Friuli, come fecero a ricostruire? Prima di tutto pensarono al lavoro e alle attività produttive
L’Aquila – Come risorse il Friuli dopo i forti terremoti di 27 anni fa? Badando prima di tutto alla ripresa delle attività produttive e del lavoro. La zona più colpita fu quella a nord di Udine, con epicentro il monte San Simeone situato tra i comuni di Trasaghis e Bordano nelle vicinanze di Osoppo e Gemona del Friuli e forza pari a 6,4 della scala Richter, e intensità pari al decimo grado della scala Mercalli. La scossa, avvertita in tutto il Nord Italia, investì principalmente 77 comuni italiani e aree limitrofe in Slovenia (allora Jugoslavia) con danni, anche se molto più limitati, per una popolazione totale di circa 80.000 abitanti, provocando, solo in Italia, 989 morti e oltre 45.000 senza tetto.
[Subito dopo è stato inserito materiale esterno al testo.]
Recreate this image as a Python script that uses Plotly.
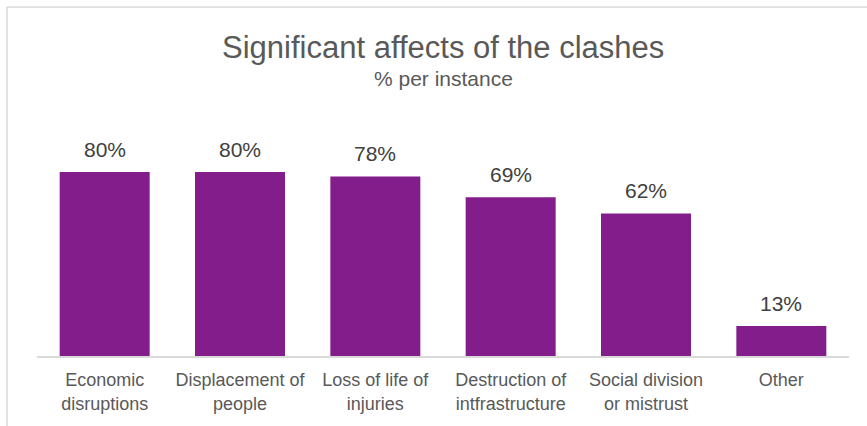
import plotly.graph_objects as go

categories = ["Economic<br>disruptions", "Displacement of<br>people", "Loss of life of<br>injuries",
              "Destruction of<br>intfrastructure", "Social division<br>or mistrust", "Other"]
values = [80, 80, 78, 69, 62, 13]
labels = ["80%", "80%", "78%", "69%", "62%", "13%"]

W, H = 867, 426
ml, mr, mt, mb = 37, 18, 126, 70
pw = W - ml - mr
ph = H - mt - mb
FONT = "Liberation Sans, Arial"

fig = go.Figure()
fig.add_trace(go.Bar(x=categories, y=values, marker=dict(color="#831D8C", line=dict(width=0)),
                     hoverinfo="skip"))

for c, v, t in zip(categories, values, labels):
    fig.add_annotation(x=c, y=v, text=t, showarrow=False, yanchor="middle", yshift=23,
                       font=dict(family=FONT, size=21, color="#404040"))

fig.add_annotation(xref="paper", yref="paper", x=0.5, y=(H - 47 - mb) / ph, text="Significant affects of the clashes",
                   showarrow=False, yanchor="middle",
                   font=dict(family=FONT, size=31, color="#595959"))
fig.add_annotation(xref="paper", yref="paper", x=0.5, y=(H - 78 - mb) / ph, text="% per instance",
                   showarrow=False, yanchor="middle",
                   font=dict(family=FONT, size=21, color="#595959"))

# chart border (top and left visible)
bx = (7 - ml) / pw
by = (H - 7 - mb) / ph
fig.add_shape(type="line", xref="paper", yref="paper", x0=bx, x1=1.5, y0=by, y1=by,
              line=dict(color="#D9D9D9", width=1.5))
fig.add_shape(type="line", xref="paper", yref="paper", x0=bx, x1=bx, y0=by, y1=-1,
              line=dict(color="#D9D9D9", width=1.5))

fig.update_layout(
    width=W, height=H,
    margin=dict(l=ml, r=mr, t=mt, b=mb),
    paper_bgcolor="white", plot_bgcolor="white",
    bargap=0.335,
    showlegend=False,
    xaxis=dict(showline=True, linecolor="#D9D9D9", linewidth=1.5, ticks="", showgrid=False,
               tickfont=dict(family=FONT, size=18, color="#595959"),
               ticklabelstandoff=7, fixedrange=True),
    yaxis=dict(range=[0, 100], visible=False, showgrid=False, zeroline=False, fixedrange=True),
)

fig.write_html("out.html", config={"displayModeBar": False},
               post_script="document.body.style.margin='0';")
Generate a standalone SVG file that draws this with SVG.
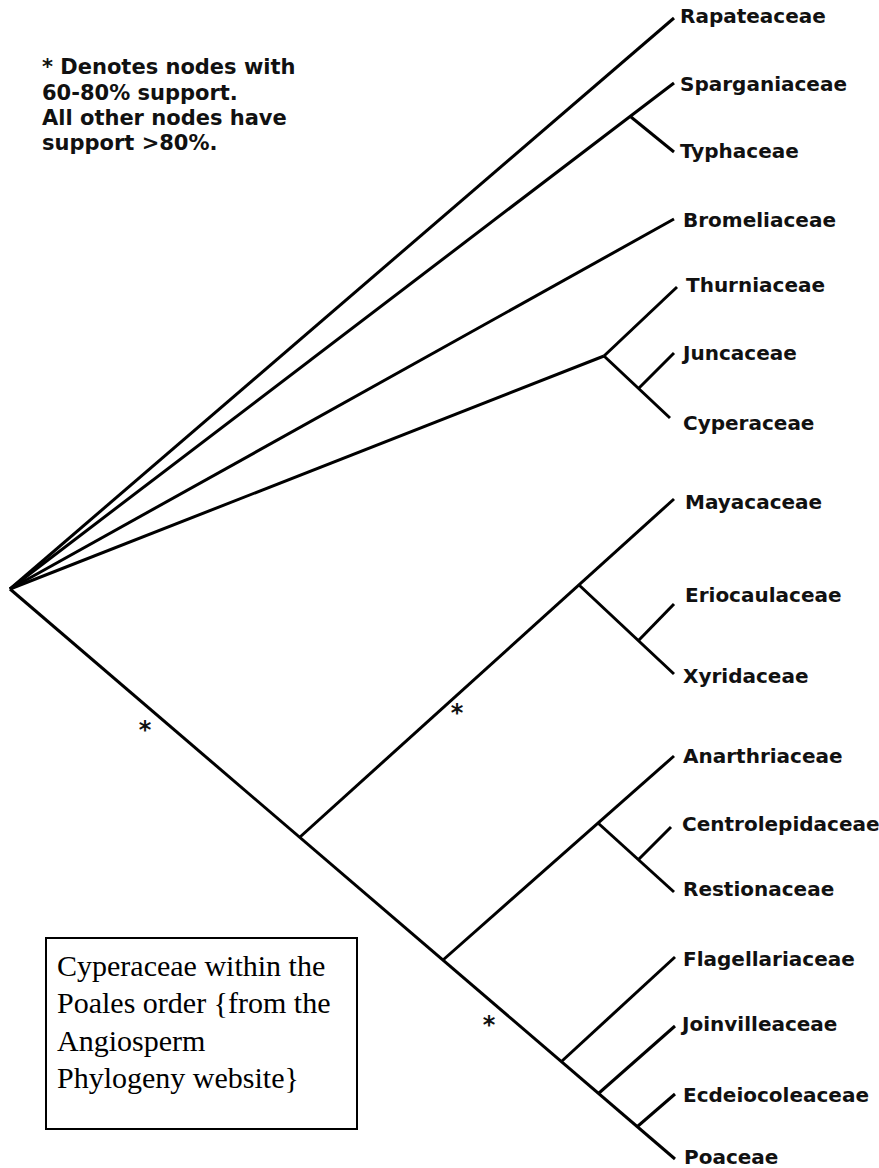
<svg xmlns="http://www.w3.org/2000/svg" width="879" height="1168" viewBox="0 0 879 1168">
<style>
.br{stroke:#000;stroke-width:3;fill:none;stroke-linecap:butt}
.lb{font-family:"DejaVu Sans",Verdana,sans-serif;font-weight:bold;font-size:20px;fill:#111}
.note{font-family:"DejaVu Sans",Verdana,sans-serif;font-weight:bold;font-size:21px;fill:#111}
.ast{font-family:"DejaVu Sans",sans-serif;font-weight:bold;font-size:24px;fill:#111;text-anchor:middle}
.cap{font-family:"Liberation Serif","Times New Roman",serif;font-size:30px;fill:#000}
</style>
<rect width="879" height="1168" fill="#fff"/>
<g id="connectors" class="br">
<line x1="10" y1="589" x2="674" y2="18"/>
<line x1="10" y1="589" x2="674" y2="83"/>
<line x1="631" y1="117" x2="674" y2="152"/>
<line x1="10" y1="589" x2="674" y2="219"/>
<line x1="10" y1="589" x2="604" y2="356"/>
<line x1="604" y1="356" x2="677" y2="287"/>
<line x1="604" y1="356" x2="670" y2="418"/>
<line x1="639" y1="388" x2="674" y2="353"/>
<line x1="10" y1="589" x2="675" y2="1159"/>
<line x1="300" y1="837" x2="674" y2="499"/>
<line x1="579" y1="585" x2="674" y2="674"/>
<line x1="639" y1="640" x2="674" y2="604"/>
<line x1="443" y1="960" x2="674" y2="756"/>
<line x1="598" y1="823" x2="674" y2="892"/>
<line x1="639" y1="859" x2="671" y2="827"/>
<line x1="562" y1="1061" x2="675" y2="957"/>
<line x1="599" y1="1093" x2="675" y2="1026"/>
<line x1="638" y1="1126" x2="675" y2="1094"/>
</g>
<g id="note">
<text class="note" x="42" y="74">* Denotes nodes with</text>
<text class="note" x="42" y="99.5">60-80% support.</text>
<text class="note" x="42" y="125">All other nodes have</text>
<text class="note" x="42" y="150">support &gt;80%.</text>
</g>
<g id="asterisks">
<text class="ast" x="145" y="738">*</text>
<text class="ast" x="457" y="721">*</text>
<text class="ast" x="489" y="1033">*</text>
</g>
<g id="n-rapateaceae"><text class="lb" x="680" y="23">Rapateaceae</text></g>
<g id="n-sparganiaceae"><text class="lb" x="680" y="91">Sparganiaceae</text></g>
<g id="n-typhaceae"><text class="lb" x="680" y="158">Typhaceae</text></g>
<g id="n-bromeliaceae"><text class="lb" x="683" y="227">Bromeliaceae</text></g>
<g id="n-thurniaceae"><text class="lb" x="686" y="292">Thurniaceae</text></g>
<g id="n-juncaceae"><text class="lb" x="683" y="360">Juncaceae</text></g>
<g id="n-cyperaceae"><text class="lb" x="683" y="430">Cyperaceae</text></g>
<g id="n-mayacaceae"><text class="lb" x="685" y="509">Mayacaceae</text></g>
<g id="n-eriocaulaceae"><text class="lb" x="685" y="602">Eriocaulaceae</text></g>
<g id="n-xyridaceae"><text class="lb" x="683" y="683">Xyridaceae</text></g>
<g id="n-anarthriaceae"><text class="lb" x="683" y="763">Anarthriaceae</text></g>
<g id="n-centrolepidaceae"><text class="lb" x="682" y="831">Centrolepidaceae</text></g>
<g id="n-restionaceae"><text class="lb" x="683" y="896">Restionaceae</text></g>
<g id="n-flagellariaceae"><text class="lb" x="683" y="966">Flagellariaceae</text></g>
<g id="n-joinvilleaceae"><text class="lb" x="682" y="1031">Joinvilleaceae</text></g>
<g id="n-ecdeiocoleaceae"><text class="lb" x="683" y="1102">Ecdeiocoleaceae</text></g>
<g id="n-poaceae"><text class="lb" x="684" y="1164">Poaceae</text></g>
<g id="caption">
<rect x="46" y="938" width="311" height="191" fill="#fff" stroke="#000" stroke-width="2"/>
<text class="cap" x="57" y="976">Cyperaceae within the</text>
<text class="cap" x="57" y="1013">Poales order {from the</text>
<text class="cap" x="57" y="1050.5">Angiosperm</text>
<text class="cap" x="57" y="1088">Phylogeny website}</text>
</g>
</svg>
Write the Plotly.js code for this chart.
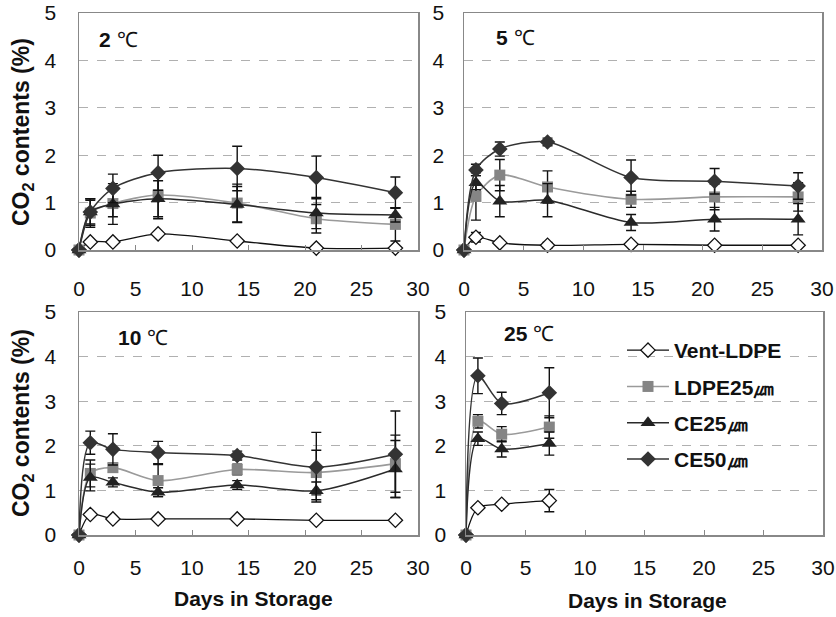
<!DOCTYPE html>
<html><head><meta charset="utf-8">
<script src="https://cdn.plot.ly/plotly-3.0.1.min.js"></script>
<style>html,body{margin:0;padding:0;background:#fff}#c{width:836px;height:617px}</style>
</head><body><div id="c"></div>
<script>
const days = [0, 1, 3, 7, 14, 21, 28];
const days25 = [0, 1, 3, 7];
const seriesNames = ["Vent-LDPE", "LDPE25㎛", "CE25㎛", "CE50㎛"];
const panelLabels = ["2", "5", "10", "25"];
const xTicks = [0, 5, 10, 15, 20, 25, 30];
const yTicks = [0, 1, 2, 3, 4, 5];

// 2 ℃
const vent2 = [0, 0.17, 0.17, 0.34, 0.19, 0.04, 0.04];
const ldpe2 = [0, 0.78, 0.98, 1.16, 0.99, 0.66, 0.54];
const ce25_2 = [0, 0.80, 0.97, 1.08, 0.96, 0.78, 0.74];
const ce50_2 = [0, 0.80, 1.30, 1.63, 1.72, 1.53, 1.21];
const ventErr2 = [0, 0.02, 0.02, 0.03, 0.02, 0.02, 0.02];
const ldpeErr2 = [0, 0.30, 0.28, 0.50, 0.40, 0.30, 0.35];
const ce25Err2 = [0, 0.25, 0.43, 0.38, 0.38, 0.33, 0.15];
const ce50Err2 = [0, 0.28, 0.30, 0.37, 0.47, 0.45, 0.33];

// 5 ℃
const vent5 = [0, 0.27, 0.15, 0.10, 0.12, 0.10, 0.10];
const ldpe5 = [0, 1.13, 1.58, 1.33, 1.07, 1.12, 1.12];
const ce25_5 = [0, 1.42, 1.03, 1.05, 0.58, 0.65, 0.65];
const ce50_5 = [0, 1.69, 2.13, 2.28, 1.53, 1.45, 1.35];
const ventErr5 = [0, 0.10, 0.03, 0.06, 0.03, 0.02, 0.02];
const ldpeErr5 = [0, 0.50, 0.33, 0.34, 0.17, 0.27, 0.30];
const ce25Err5 = [0, 0.15, 0.33, 0.35, 0.17, 0.25, 0.33];
const ce50Err5 = [0, 0.12, 0.15, 0.08, 0.37, 0.27, 0.28];

// 10 ℃
const vent10 = [0, 0.46, 0.36, 0.36, 0.36, 0.33, 0.33];
const ldpe10 = [0, 1.38, 1.51, 1.22, 1.47, 1.40, 1.60];
const ce25_10 = [0, 1.29, 1.18, 0.96, 1.12, 0.99, 1.48];
const ce50_10 = [0, 2.07, 1.92, 1.85, 1.78, 1.52, 1.81];
const ventErr10 = [0, 0.04, 0.02, 0.02, 0.02, 0.02, 0.02];
const ldpeErr10 = [0, 0.30, 0.10, 0.36, 0.12, 0.50, 0.64];
const ce25Err10 = [0, 0.30, 0.10, 0.10, 0.10, 0.20, 0.64];
const ce50Err10 = [0, 0.26, 0.35, 0.25, 0.10, 0.78, 0.97];

// 25 ℃
const vent25 = [0, 0.61, 0.69, 0.77];
const ldpe25 = [0, 2.55, 2.26, 2.42];
const ce25_25 = [0, 2.16, 1.93, 2.05];
const ce50_25 = [0, 3.57, 2.95, 3.19];
const ventErr25 = [0, 0.05, 0.03, 0.25];
const ldpeErr25 = [0, 0.15, 0.17, 0.25];
const ce25Err25 = [0, 0.15, 0.18, 0.26];
const ce50Err25 = [0, 0.40, 0.25, 0.56];

const W = 836, H = 617;
const px = v => v / W;
const py = v => 1 - v / H;
const FONT = "Liberation Sans, Arial, sans-serif";

const styles = [
  {marker: {symbol: "diamond", size: 11, color: "#ffffff", line: {color: "#111", width: 1.3}}, line: {color: "#111", width: 1.3}},
  {marker: {symbol: "square", size: 11, color: "#858585", line: {color: "#858585", width: 0}}, line: {color: "#9a9a9a", width: 1.6}},
  {marker: {symbol: "triangle-up", size: 13, color: "#222", line: {color: "#222", width: 0}}, line: {color: "#2a2a2a", width: 1.5}},
  {marker: {symbol: "diamond", size: 12, color: "#333", line: {color: "#333", width: 0}}, line: {color: "#333", width: 1.5}}
];

const panels = [
  {x: days, ys: [vent2, ldpe2, ce25_2, ce50_2], es: [ventErr2, ldpeErr2, ce25Err2, ce50Err2], xa: "x", ya: "y"},
  {x: days, ys: [vent5, ldpe5, ce25_5, ce50_5], es: [ventErr5, ldpeErr5, ce25Err5, ce50Err5], xa: "x2", ya: "y2"},
  {x: days, ys: [vent10, ldpe10, ce25_10, ce50_10], es: [ventErr10, ldpeErr10, ce25Err10, ce50Err10], xa: "x3", ya: "y3"},
  {x: days25, ys: [vent25, ldpe25, ce25_25, ce50_25], es: [ventErr25, ldpeErr25, ce25Err25, ce50Err25], xa: "x4", ya: "y4"}
];

const traces = [];
panels.forEach((p, pi) => {
  p.ys.forEach((y, si) => {
    traces.push({
      type: "scatter", mode: "lines+markers",
      x: p.x, y: y, xaxis: p.xa, yaxis: p.ya,
      name: seriesNames[si],
      legendgroup: "g" + si,
      showlegend: pi === 3,
      cliponaxis: false,
      line: Object.assign({shape: "spline", smoothing: 0.8}, styles[si].line),
      marker: styles[si].marker,
      error_y: {type: "data", array: p.es[si], visible: true, color: "#111", thickness: 1.4, width: 5}
    });
  });
});

const xBase = {
  range: [0, 30], tickvals: xTicks, ticks: "inside", ticklen: 5, tickcolor: "#888",
  showgrid: false, zeroline: false, showline: true, mirror: true, linecolor: "#888", linewidth: 1.5,
  tickfont: {family: FONT, size: 21, color: "#111"}, fixedrange: true
};
const yBase = {
  range: [0, 5], tickvals: yTicks, ticks: "outside", ticklen: 15, tickwidth: 0.01, tickcolor: "#ffffff",
  ticklabelstandoff: 2,
  showgrid: true, griddash: "dash", gridcolor: "#b0b0b0", gridwidth: 1,
  zeroline: false, showline: true, mirror: true, linecolor: "#888", linewidth: 1.5,
  tickfont: {family: FONT, size: 21, color: "#111"}, fixedrange: true
};

const topDom = [py(250), py(13)];
const botDom = [py(535), py(312)];

const layout = {
  width: W, height: H, margin: {l: 0, r: 0, t: 0, b: 0},
  paper_bgcolor: "#fff", plot_bgcolor: "#fff", showlegend: true,
  font: {family: FONT, color: "#111"},
  xaxis: Object.assign({}, xBase, {domain: [px(79), px(418)], anchor: "y", ticklabelstandoff: 19}),
  yaxis: Object.assign({}, yBase, {domain: topDom, anchor: "x"}),
  xaxis2: Object.assign({}, xBase, {domain: [px(464), px(822)], anchor: "y2", ticklabelstandoff: 19}),
  yaxis2: Object.assign({}, yBase, {domain: topDom, anchor: "x2", ticklen: 12}),
  xaxis3: Object.assign({}, xBase, {domain: [px(79), px(418)], anchor: "y3", ticklabelstandoff: 13}),
  yaxis3: Object.assign({}, yBase, {domain: botDom, anchor: "x3"}),
  xaxis4: Object.assign({}, xBase, {domain: [px(466), px(823)], anchor: "y4", ticklabelstandoff: 13}),
  yaxis4: Object.assign({}, yBase, {domain: botDom, anchor: "x4", ticklen: 12}),
  legend: {
    x: px(622), y: py(330), xanchor: "left", yanchor: "top",
    bgcolor: "rgba(0,0,0,0)", tracegroupgap: 6, itemwidth: 42,
    font: {family: FONT, size: 21, color: "#111", weight: "bold"}
  },
  annotations: [
    {text: "<b>" + panelLabels[0] + "</b> ℃", x: px(97), y: py(39)},
    {text: "<b>" + panelLabels[1] + "</b> ℃", x: px(494), y: py(37)},
    {text: "<b>" + panelLabels[2] + "</b> ℃", x: px(116), y: py(337)},
    {text: "<b>" + panelLabels[3] + "</b> ℃", x: px(502), y: py(333)},
  ].map(a => Object.assign(a, {xref: "paper", yref: "paper", xanchor: "left", yanchor: "middle", showarrow: false,
      font: {family: FONT, size: 21, color: "#111"}})).concat([
    {text: "<b>CO<sub>2</sub> contents (%)</b>", x: px(22), y: py(132), textangle: -90, size: 23},
    {text: "<b>CO<sub>2</sub> contents (%)</b>", x: px(22), y: py(423), textangle: -90, size: 23},
    {text: "<b>Days in Storage</b>", x: px(254), y: py(598), size: 21},
    {text: "<b>Days in Storage</b>", x: px(647), y: py(600), size: 21}
  ].map(a => {
    const s = a.size; delete a.size;
    return Object.assign(a, {xref: "paper", yref: "paper", xanchor: "center", yanchor: "middle", showarrow: false,
      font: {family: FONT, size: s, color: "#111"}});
  }))
};

Plotly.newPlot("c", traces, layout, {displayModeBar: false, staticPlot: true});
</script></body></html>
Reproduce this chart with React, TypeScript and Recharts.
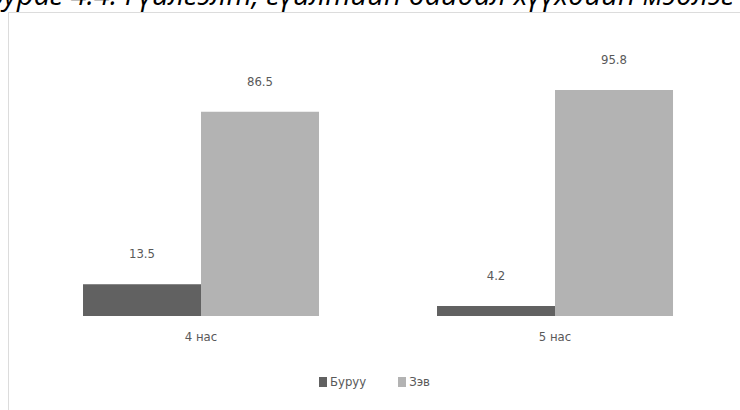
import React from 'react';
import { BarChart, Bar, XAxis, YAxis, Legend, LabelList } from 'recharts';

const categories = ['4 нас', '5 нас'];
const wrongValues = [13.5, 4.2];
const rightValues = [86.5, 95.8];
const seriesNames = ['Буруу', 'Зэв'];
const seriesColors = ['#616161', '#b3b3b3'];
const titleText = 'Зураг 4.4. Гүйлгэлт, гүйлтийн байдал хүүхдийн мэдлэг';

const data = categories.map((c, i) => ({ name: c, wrong: wrongValues[i], right: rightValues[i] }));

const FONT = '"Liberation Sans Narrow", "DejaVu Sans Condensed", "Open Sans", sans-serif';

const renderLegend = (props: any) => {
  const payload = props.payload || [];
  return (
    <div style={{ display: 'flex', justifyContent: 'center', alignItems: 'center', fontFamily: FONT, fontSize: 13, color: '#595959' }}>
      {payload.map((p: any, i: number) => (
        <div key={i} style={{ display: 'flex', alignItems: 'center', marginRight: i === 0 ? 32 : 0 }}>
          <span style={{ display: 'inline-block', width: 8, height: 10, background: p.color, marginRight: 3 }} />
          <span>{p.value}</span>
        </div>
      ))}
    </div>
  );
};

export default function App() {
  return (
    <div style={{ position: 'absolute', left: 0, top: 0, width: 740, height: 410, overflow: 'hidden', background: '#fff' }}>
      <svg style={{ position: 'absolute', left: 0, top: 0 }} width={740} height={20}>
        <text x={-12} y={5} fontFamily='"Open Sans", "Noto Sans", sans-serif' fontStyle="italic" fontSize={29} fill="#000">
          {titleText}
        </text>
      </svg>
      <div style={{ position: 'absolute', left: 8, top: 12, width: 740, height: 410, border: '1px solid #dcdcdc', boxSizing: 'border-box' }}>
        <BarChart
          width={731}
          height={397}
          data={data}
          margin={{ top: 67, right: 8, left: 15, bottom: 64 }}
          barCategoryGap="16.67%"
          barGap={0}
        >
          <YAxis hide domain={[0, 100]} />
          <XAxis
            dataKey="name"
            axisLine={false}
            tickLine={false}
            tickSize={0}
            tickMargin={16}
            height={30}
            tick={{ fill: '#595959', fontSize: 13, fontFamily: FONT }}
          />
          <Legend
            layout="horizontal"
            verticalAlign="middle"
            content={renderLegend}
            wrapperStyle={{ top: 361, left: 0, width: 731 }}
          />
          <Bar dataKey="wrong" name={seriesNames[0]} fill={seriesColors[0]} isAnimationActive={false}>
            <LabelList dataKey="wrong" position="top" offset={26} fill="#595959" fontSize={13} fontFamily={FONT} />
          </Bar>
          <Bar dataKey="right" name={seriesNames[1]} fill={seriesColors[1]} isAnimationActive={false}>
            <LabelList dataKey="right" position="top" offset={26} fill="#595959" fontSize={13} fontFamily={FONT} />
          </Bar>
        </BarChart>
      </div>
    </div>
  );
}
L’11 settembre 1976 la terra tremò di nuovo: due scosse alle 18:31 e alle 18:40 superano 7,5 e 8 gradi della scala Mercalli, del 6.1 della scala Richter. Il 15 settembre 1976 prima alle ore 5.00 circa e poi alle ore 11.30 si verificarono ulteriori scosse di oltre 10 gradi della scala Mercalli. Tutto quello che era rimasto ancora in piedi dopo il 6 maggio, crollò definitivamente. I comuni di Trasaghis, Bordano, Osoppo, Gemona del Friuli, Buja e Venzone furono completamente rasi al suolo, in quanto furono le località maggiormente colpite. La popolazione di quei comuni fu trasferita negli alberghi di Grado, Lignano Sabbiadoro, Jesolo e altre località marittime. Là furono ospitati anche i terremotati di altri comuni, rimasti senza alloggio.
Una devastazione spaventosa e diffusa sul territorio, e una situazione assai diversa da quella di oggi in Abruzzo.
Siamo andati a raccogliere informazioni su come andarono le cose, e su come si affrontò il disastro. Letti i giornali dell’epoca, con le dichiarazioni del governo e dei politici locali, e raccolte testimonianze da alcuni giornalisti e storici sulla rete, si può affermare che la ricostruzione avvenne secondo un progetto preciso e rivelatosi giusto: prima aziende e industrie, uffici e luoghi di lavoro, poi le case e alla fine monumenti, chiese, luoghi d’arte, musei, patrimonio edilizio non abitativo. L’intento, condiviso dagli amministratori regionali e locali, fu di puntare prima di tutto a rendere possibile la ripresa del lavoro, delle fonti di reddito per la popolazione, indotta in tal modo a tornare e a risiedere nuovamente. Agevolazioni fiscali e misure per attrarre i gangli produttivi furono risolutivi: in Friuli si puntò prima di tutto a garantire alla popolazione, oltre alla sicurezza immediata, il lavoro. Fu un piano essenzialmente affidato ad enti e istituzioni locali, che gestirono anche la ricostruzione, avvenuta successivamente e peraltro resa difficile da scosse che si ripetevano nei mesi, anche con forte intensità .
Crediamo che ricordarlo, o farlo sapere a chi lo ignora del tutto, anche nel mondo politico abruzzese e aquilano, sia utile e da condividere. Da noi, almeno fino ad oggi, pare si stia lavorando soprattutto per le case e le sistemazioni delle persone, e questo va bene. Ma ben poco si sta facendo e progettando per la ripresa produttiva: i commercianti ambulanti, ad esempio, hanno atteso e attendono da mesi semplicemente che il Comune consenta loro di insediarsi in una nuova e decente area di vendita. Quanto alla zona franca, per il momento è un progetto, anzi per molti solo un’aspettativa incerta e fumosa.